Back on topic: it's kind of cool that NPR realizes how awesome BtVS is, because that might serve to interest listeners, which would serve to convert more people, which would mean more fans of Joss's, which would mean more watchers of Dollhouse, which would lead to the show's success...and many, many happy seasons.

*Catches train of thought, holds on until it crashes.*
That would mean Emmys for Eliza and the rest, which would mean more prestige for Joss and his actors, which would mean more shows from Joss, which would mean that Fox decides to give Firefly another try...
*BOOM* Okay, I'm done.
A little off topic but a little on topic, I was listening to This American Life driving home from work today, and the show topic was prom. They mentioned Buffy in a list of pop culture entities that featured a prom.
Aw, boo, I missed TAL this weekend.

I remember a few years ago listening to TAL and falling in love with Sarah Vowell. I went out and bought all her books. To my delight, her essay "The Nerd Voice" included her opinion on why Gore lost the election: he was a know-it-all nerd, and people dislike know-it-all nerds. She said Joss should have run Gore's campaign, because Joss knew how to create self-deprecating nerds like Willow--the kind of nerds people like. As if I couldn't love Sarah Vowell enough.

Whenever people roll their eyes when I tell them BtVS is one of my favorite shows, I like to point out that everyone in NPR world loves Joss. :)

[ edited by Dizzy on 2008-05-26 19:08 ]
BtVS is actual horror (albeit horror lite). A horror satire would use horror tropes to mock the horror genre whereas Buffy mostly used horror tropes as genuine horror tropes i.e. to horrify.

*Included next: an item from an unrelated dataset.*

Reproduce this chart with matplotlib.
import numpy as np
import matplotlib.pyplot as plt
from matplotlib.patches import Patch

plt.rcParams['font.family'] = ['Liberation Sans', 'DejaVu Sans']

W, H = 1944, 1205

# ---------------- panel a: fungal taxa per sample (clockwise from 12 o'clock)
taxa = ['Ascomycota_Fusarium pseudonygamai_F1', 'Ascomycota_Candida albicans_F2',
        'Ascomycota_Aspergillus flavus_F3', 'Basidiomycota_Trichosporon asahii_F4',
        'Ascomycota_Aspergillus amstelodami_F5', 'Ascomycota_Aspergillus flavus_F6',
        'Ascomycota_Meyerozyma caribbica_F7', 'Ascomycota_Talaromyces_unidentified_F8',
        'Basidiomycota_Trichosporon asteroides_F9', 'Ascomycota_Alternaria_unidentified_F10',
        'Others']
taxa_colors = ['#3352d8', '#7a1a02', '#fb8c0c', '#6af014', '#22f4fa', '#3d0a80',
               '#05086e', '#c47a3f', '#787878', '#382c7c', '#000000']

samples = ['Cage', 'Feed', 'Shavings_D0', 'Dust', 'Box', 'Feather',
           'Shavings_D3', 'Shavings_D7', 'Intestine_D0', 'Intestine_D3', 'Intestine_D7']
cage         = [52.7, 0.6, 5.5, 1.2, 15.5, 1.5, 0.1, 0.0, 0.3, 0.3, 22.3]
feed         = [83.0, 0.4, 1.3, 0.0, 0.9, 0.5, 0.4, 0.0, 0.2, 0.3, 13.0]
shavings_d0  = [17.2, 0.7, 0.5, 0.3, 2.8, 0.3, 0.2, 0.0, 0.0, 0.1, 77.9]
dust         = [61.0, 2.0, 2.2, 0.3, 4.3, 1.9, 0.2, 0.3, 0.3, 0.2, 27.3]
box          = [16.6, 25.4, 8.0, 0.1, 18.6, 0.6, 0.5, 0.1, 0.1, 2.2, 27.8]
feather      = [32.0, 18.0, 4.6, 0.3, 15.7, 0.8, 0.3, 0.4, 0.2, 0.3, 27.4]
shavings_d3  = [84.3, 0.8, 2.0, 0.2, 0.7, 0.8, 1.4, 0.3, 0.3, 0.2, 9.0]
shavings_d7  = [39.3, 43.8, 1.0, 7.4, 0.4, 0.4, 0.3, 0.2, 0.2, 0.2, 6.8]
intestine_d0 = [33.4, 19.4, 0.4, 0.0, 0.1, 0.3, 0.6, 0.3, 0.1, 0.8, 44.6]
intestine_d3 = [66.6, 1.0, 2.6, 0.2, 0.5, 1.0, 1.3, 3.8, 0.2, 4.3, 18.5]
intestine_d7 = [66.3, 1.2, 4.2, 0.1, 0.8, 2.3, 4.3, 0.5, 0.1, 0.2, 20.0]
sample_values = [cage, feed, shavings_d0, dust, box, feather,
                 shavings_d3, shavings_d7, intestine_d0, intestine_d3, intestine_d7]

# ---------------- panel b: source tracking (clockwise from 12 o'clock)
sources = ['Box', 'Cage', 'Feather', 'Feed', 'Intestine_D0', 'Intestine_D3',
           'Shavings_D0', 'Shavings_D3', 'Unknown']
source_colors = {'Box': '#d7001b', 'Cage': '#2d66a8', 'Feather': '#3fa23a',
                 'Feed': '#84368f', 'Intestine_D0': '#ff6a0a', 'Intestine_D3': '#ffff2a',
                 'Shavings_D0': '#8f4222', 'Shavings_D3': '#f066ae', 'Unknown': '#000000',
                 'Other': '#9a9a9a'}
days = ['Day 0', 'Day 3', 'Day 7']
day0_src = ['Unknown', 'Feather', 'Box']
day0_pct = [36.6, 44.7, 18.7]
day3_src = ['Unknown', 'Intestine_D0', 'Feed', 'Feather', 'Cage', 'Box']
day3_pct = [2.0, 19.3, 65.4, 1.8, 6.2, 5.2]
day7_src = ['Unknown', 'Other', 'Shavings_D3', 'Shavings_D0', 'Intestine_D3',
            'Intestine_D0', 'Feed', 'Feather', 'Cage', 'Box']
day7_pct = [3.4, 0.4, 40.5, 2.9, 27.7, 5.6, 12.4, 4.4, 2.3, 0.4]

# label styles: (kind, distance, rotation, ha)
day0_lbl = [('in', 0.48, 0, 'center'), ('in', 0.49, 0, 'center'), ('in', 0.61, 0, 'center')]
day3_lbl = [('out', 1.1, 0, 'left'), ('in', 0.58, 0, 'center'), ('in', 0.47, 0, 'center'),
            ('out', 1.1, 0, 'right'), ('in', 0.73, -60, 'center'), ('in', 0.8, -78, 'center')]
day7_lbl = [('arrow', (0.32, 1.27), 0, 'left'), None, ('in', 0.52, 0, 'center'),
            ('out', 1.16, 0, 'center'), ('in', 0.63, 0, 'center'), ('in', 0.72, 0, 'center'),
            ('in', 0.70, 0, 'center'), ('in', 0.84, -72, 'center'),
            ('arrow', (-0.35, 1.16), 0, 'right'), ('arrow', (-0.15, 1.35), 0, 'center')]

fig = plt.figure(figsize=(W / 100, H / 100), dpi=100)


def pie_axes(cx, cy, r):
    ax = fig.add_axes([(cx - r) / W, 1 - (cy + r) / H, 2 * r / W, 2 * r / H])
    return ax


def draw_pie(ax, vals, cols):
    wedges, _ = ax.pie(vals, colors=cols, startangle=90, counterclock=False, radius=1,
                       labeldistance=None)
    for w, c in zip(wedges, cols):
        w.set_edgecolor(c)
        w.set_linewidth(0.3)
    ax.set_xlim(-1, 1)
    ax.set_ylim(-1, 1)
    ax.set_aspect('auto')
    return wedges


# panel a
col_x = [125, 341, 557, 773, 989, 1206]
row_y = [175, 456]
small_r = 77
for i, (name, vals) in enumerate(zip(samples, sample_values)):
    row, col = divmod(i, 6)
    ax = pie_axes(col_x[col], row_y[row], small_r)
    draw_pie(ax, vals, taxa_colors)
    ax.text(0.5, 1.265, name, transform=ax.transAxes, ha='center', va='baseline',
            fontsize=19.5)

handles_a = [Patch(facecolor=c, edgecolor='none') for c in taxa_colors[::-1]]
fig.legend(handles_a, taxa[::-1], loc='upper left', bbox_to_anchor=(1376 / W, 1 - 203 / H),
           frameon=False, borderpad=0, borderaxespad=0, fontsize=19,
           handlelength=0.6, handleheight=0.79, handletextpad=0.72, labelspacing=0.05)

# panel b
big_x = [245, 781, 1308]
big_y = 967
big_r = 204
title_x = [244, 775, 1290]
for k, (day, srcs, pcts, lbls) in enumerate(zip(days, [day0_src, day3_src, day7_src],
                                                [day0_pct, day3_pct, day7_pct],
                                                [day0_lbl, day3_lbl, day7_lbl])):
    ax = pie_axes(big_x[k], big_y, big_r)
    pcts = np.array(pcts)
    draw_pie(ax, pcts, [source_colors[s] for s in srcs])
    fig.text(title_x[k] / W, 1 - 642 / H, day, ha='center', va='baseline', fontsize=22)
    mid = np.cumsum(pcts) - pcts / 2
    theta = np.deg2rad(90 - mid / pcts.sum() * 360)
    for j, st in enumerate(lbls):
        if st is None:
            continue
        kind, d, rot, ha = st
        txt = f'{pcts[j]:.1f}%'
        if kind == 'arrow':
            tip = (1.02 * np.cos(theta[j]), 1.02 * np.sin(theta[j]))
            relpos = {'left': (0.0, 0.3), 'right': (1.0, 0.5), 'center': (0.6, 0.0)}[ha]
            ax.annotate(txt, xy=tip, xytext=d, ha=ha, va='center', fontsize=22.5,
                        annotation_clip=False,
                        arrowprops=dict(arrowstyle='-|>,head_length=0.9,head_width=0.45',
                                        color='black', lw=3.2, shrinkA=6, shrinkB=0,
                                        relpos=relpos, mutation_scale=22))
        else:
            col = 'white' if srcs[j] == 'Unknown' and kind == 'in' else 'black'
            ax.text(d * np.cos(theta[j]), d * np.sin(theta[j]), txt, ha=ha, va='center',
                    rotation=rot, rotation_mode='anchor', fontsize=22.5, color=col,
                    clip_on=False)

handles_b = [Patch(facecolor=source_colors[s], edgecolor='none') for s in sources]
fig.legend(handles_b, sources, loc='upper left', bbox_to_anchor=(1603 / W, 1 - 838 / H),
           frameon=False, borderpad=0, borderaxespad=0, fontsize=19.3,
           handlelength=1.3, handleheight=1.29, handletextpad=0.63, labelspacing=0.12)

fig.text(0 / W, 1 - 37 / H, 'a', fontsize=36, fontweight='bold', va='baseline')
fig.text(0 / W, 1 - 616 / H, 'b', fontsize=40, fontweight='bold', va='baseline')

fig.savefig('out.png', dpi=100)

If a satire actually becomes the thing it's satirising then I think it's probably failed on some level.

It subverted a lot of the old clichés though and satire is most definitely subversive so they've things in common (in the same way that 'Scream' subverted a lot of horror movie clichés by having characters that were aware of horror movie clichés while still being a horror movie in and of itself).
I loved the review of Shark Swarm, what a great title - I wonder if it'll be released on DVD.
Silvius, you aren't actually thinking of seeing it, are you??
I remember a few years ago listening to TAL and falling in love with Sarah Vowel. I went out and bought all her books. To my delight, her essay "The Nerd Voice" included her opinion on why Gore lost the election: he was a know-it-all nerd, and people dislike know-it-all nerds. She said Joss should have run Gore's campaign, because Joss knew how to create self-deprecating nerds like Willow--the kind of nerds people like. As if I couldn't love Sarah Vowel enough.
I've long been meaning to read her stuff. I think this seals the deal.
Swanjun, Sarah Vowell is made of awesome. She's my girl-crush. She's nerdy and smart and funny and friends with everyone I want to be friends with. If I remember correctly, the title of "The Nerd Voice" came from something her friend Doug Petrie said to her. She and Doug talk a lot about BtVS in that essay, including how Giles was an old-school nerd, and how Doug envisioned Wesley as a George Stephanopoulos type, and why Joss insisted on making him British.

[ edited by Dizzy on 2008-05-26 19:12 ]
I think it's the satire that many people miss when they are only vaguely acquainted with the show. It's teen drama, it's horror, it's action, it's romance, it's comedy, and it satirizes them all for various purposes.

For example, the ad NPR played over and over for the segment last week (I missed the segment, but not the ads) contained a quote where Buffy said something typically teenage and, without context, seemingly quite shallow. I think it was about breaking a nail. The show gets misunderstood quite often, and I think that's got a lot to do with it-- on a quick first glance, Buffy's just a teenage girl worrying about her nails. A lot of the depth comes from its subversive elements that often deliberately play to your expectations-- like the first scene in the pilot-- and then turn the tables completely on them. And that's satire of whatever genre gave you that expectation. It's a two-way street. 1) You thought Darla was in danger with that guy? Surprise! 2) Isn't it aggravating how that's what always happens on horror shows when really she could be powerfully evil?
Hmm, not convinced. I really don't think BtVS mocked its source genres though it certainly subverted them and used our expectations based on its clichés to surprise us.

Satire surely has an element of derision for its inspiration and I never got that impression from either Joss or the show. Always seemed like Joss liked horror but felt (rightly IMO) that it needed tweaking. Still, irony abounds in BtVS (from the title on up ;) and irony's one of satire's keenest tools so maybe it was (or maybe the middle ground is to satirise a genre's clichés while still respecting the genre itself ?).
A lot of the depth comes from its subversive elements that often deliberately play to your expectations

I agree with this, but I wouldn't call it satire. For example, the nail-breaking line wasn't satirizing shallow teens, it was showing us that on certain level Buffy was a "shallow" teen--though of course, she was much more than that.

Now, Andrew's video showing Buffy with the wind blowing through her hair and Anya eating the grapes--that was satire. (Until we got to Faith the Vulcan-killer, of course, which was just funny.)